The Canadian government’s Bill C-86, its Budget Implementation Act, features several notable provisions designed to curb intellectual property misuse. I posted yesterday on the rejection of “harmonized” statutory damages with the copyright collective system and new limits on the content of notices under the copyright notice-and-notice rules, with the government banning the inclusion of settlement demands or other requests for payment. Internet providers that receive notices that do not comply with the requirements will not be required to forward them to their subscribers. The bill also takes on patent misuse, including rolling out a framework for regulating patent demand letters in an effort to stop patent trolling.
Patent trolling refers to instances when companies that had no involvement in the creation or invention of a patent demand licences or other payments from legitimate companies by relying on dubious patents. Studies indicate that patent trolling has a negative affect on innovation and is a particularly big problem in the United States, which tends to be more litigious than Canada.

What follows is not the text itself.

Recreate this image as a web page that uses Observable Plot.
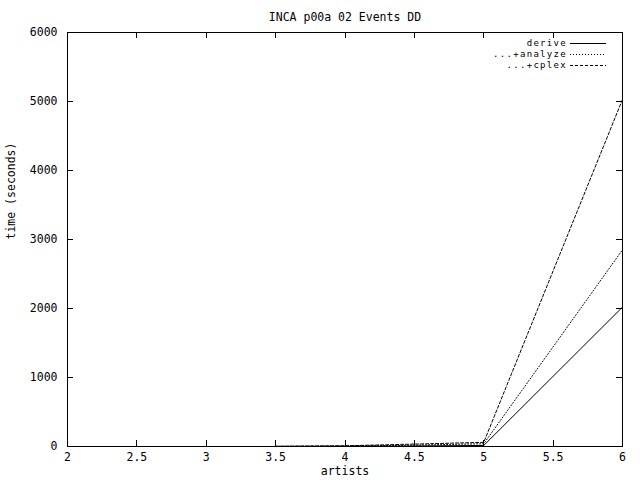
<!DOCTYPE html>
<html><head><meta charset="utf-8">
<script src="https://cdn.jsdelivr.net/npm/d3@7"></script>
<script src="https://cdn.jsdelivr.net/npm/@observablehq/plot@0.6"></script>
<style>body{margin:0;background:#fff} svg{display:block}</style>
</head><body><div id="chart"></div>
<script>
const artists = [3.5, 4, 4.5, 5, 6];
const derive = [1, 3, 8, 15, 2020];
const analyze = [2, 6, 20, 40, 2850];
const cplex = [3, 10, 35, 60, 5030];
const seriesNames = ["derive", "...+analyze", "...+cplex"];
const dashes = [null, "1,2", "3,2"];
const xTicks = [2, 2.5, 3, 3.5, 4, 4.5, 5, 5.5, 6];
const yTicks = [0, 1000, 2000, 3000, 4000, 5000, 6000];
const title = "INCA p00a 02 Events DD";
const xLabel = "artists";
const yLabel = "time (seconds)";

const seriesValues = [derive, analyze, cplex];
const tables = seriesValues.map(vals => artists.map((a, i) => ({x: a, y: vals[i]})));

const W = 640, H = 480, mL = 67, mR = 18, mT = 32, mB = 34;
const fw = W - mL - mR, fh = H - mT - mB;
const FONT = "DejaVu Sans Mono";

const chart = Plot.plot({
  width: W, height: H,
  marginLeft: mL, marginRight: mR, marginTop: mT, marginBottom: mB,
  style: {fontFamily: FONT, fontSize: "11.5px", background: "white", color: "black"},
  x: {domain: [2, 6], ticks: xTicks, tickSize: 0, tickPadding: 6, tickFormat: d => String(d), label: null},
  y: {domain: [0, 6000], ticks: yTicks, tickSize: 0, tickPadding: 10, tickFormat: d => String(d), label: null},
  marks: [
    Plot.frame({stroke: "black", strokeWidth: 1, shapeRendering: "crispEdges"}),
    Plot.tickX(xTicks, {x: d => d, insetTop: fh - 6, stroke: "black", shapeRendering: "crispEdges"}),
    Plot.tickX(xTicks, {x: d => d, insetBottom: fh - 6, stroke: "black", shapeRendering: "crispEdges"}),
    Plot.tickY(yTicks, {y: d => d, insetRight: fw - 6, stroke: "black", shapeRendering: "crispEdges"}),
    Plot.tickY(yTicks, {y: d => d, insetLeft: fw - 6, stroke: "black", shapeRendering: "crispEdges"}),
    ...tables.map((t, i) => Plot.line(t, {x: "x", y: "y", stroke: "black", strokeWidth: 1, strokeDasharray: dashes[i]})),
    Plot.text([title], {text: d => d, frameAnchor: "top", dy: -20, fill: "black"}),
    Plot.text([xLabel], {text: d => d, frameAnchor: "bottom", dy: 28, fill: "black"}),
    Plot.text([yLabel], {text: d => d, frameAnchor: "left", dx: -56, rotate: -90, fill: "black"})
  ]
});
// legend (top-right, inside the frame)
const svg = d3.select(chart);
const lg = svg.append("g").attr("font-family", FONT).attr("font-size", "9px").attr("letter-spacing", "1.3px");
seriesNames.forEach((s, i) => {
  const cy = mT + 11.3 + i * 10.7;
  lg.append("text")
    .attr("x", 567).attr("y", cy).attr("dy", "0.32em")
    .attr("text-anchor", "end").attr("fill", "black").text(s);
  lg.append("line")
    .attr("x1", 570).attr("x2", 606)
    .attr("y1", Math.round(cy) + 0.5).attr("y2", Math.round(cy) + 0.5)
    .attr("stroke", "black").attr("stroke-width", 1)
    .attr("stroke-dasharray", dashes[i])
    .attr("shape-rendering", "crispEdges");
});
document.getElementById("chart").appendChild(chart);
</script>
</body></html>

The new framework includes the prospect of regulations that will specify what must be included in a demand letter and liability for a company’s officers, directors, and agents for failing to comply with the law after being notified of a non-compliant letter. The scope of the provision is very broad, applying to demands arising from any patent, not just those issued in Canada. The new section 76.2((1) states:
Any written demand received by a person in Canada, that relates to an invention that is patented in Canada or elsewhere or that is protected by a certificate of supplementary protection in Canada or by analogous rights granted elsewhere, must comply with the prescribed requirements.
The “prescribed requirements” will be found in regulations that will detail what constitutes a written demand and the requirements with which a written demand must comply. The regulations should discourage the sending of deceptive letters and include minimum standards of information to better allow recipients to assess the merits of the claim.
The framework grants recipients of demand letters new rights, allowing for application to the federal court:
Any person who receives a written demand that does not comply with the prescribed requirements, and any person who is aggrieved as a result of the receipt by another person of such a written demand, may bring a proceeding in the Federal Court.
Once at the federal court:
If the Federal Court is satisfied that the written demand does not comply with the prescribed requirements, it may grant any relief that it considers appropriate, including by way of recovery of damages, punitive damages, an injunction, a declaration or an award of costs.
Moreover, those that violate the rules cannot hide behind a corporate entity:
If a corporation sends a written demand that does not comply with the prescribed requirements, is notified of those requirements and of the demand’s defects in respect of those requirements and does not, within a reasonable time after receiving the notice of those defects, remedy them, the corporation’s officers, directors, agents or mandataries are jointly and severally, or solidarily, liable with the corporation if they directed, authorized, assented to, acquiesced in or participated in the sending of the demand.
The regulation of patent demand letters are not the only patent changes, with provisions that expand prior use rights, address standard essential patents, and create safeguards for research with a rule stating that “an act committed for the purpose of experimentation relating to the subject-matter of a patent is not an infringement of the patent.” Determining what constitutes experimentation will also be the subject of future regulations. In other words, Innovation, Science and Economic Development Minister Navdeep Bains is working to restore better balance to support innovation within the patent system, though the specifics are “pending”.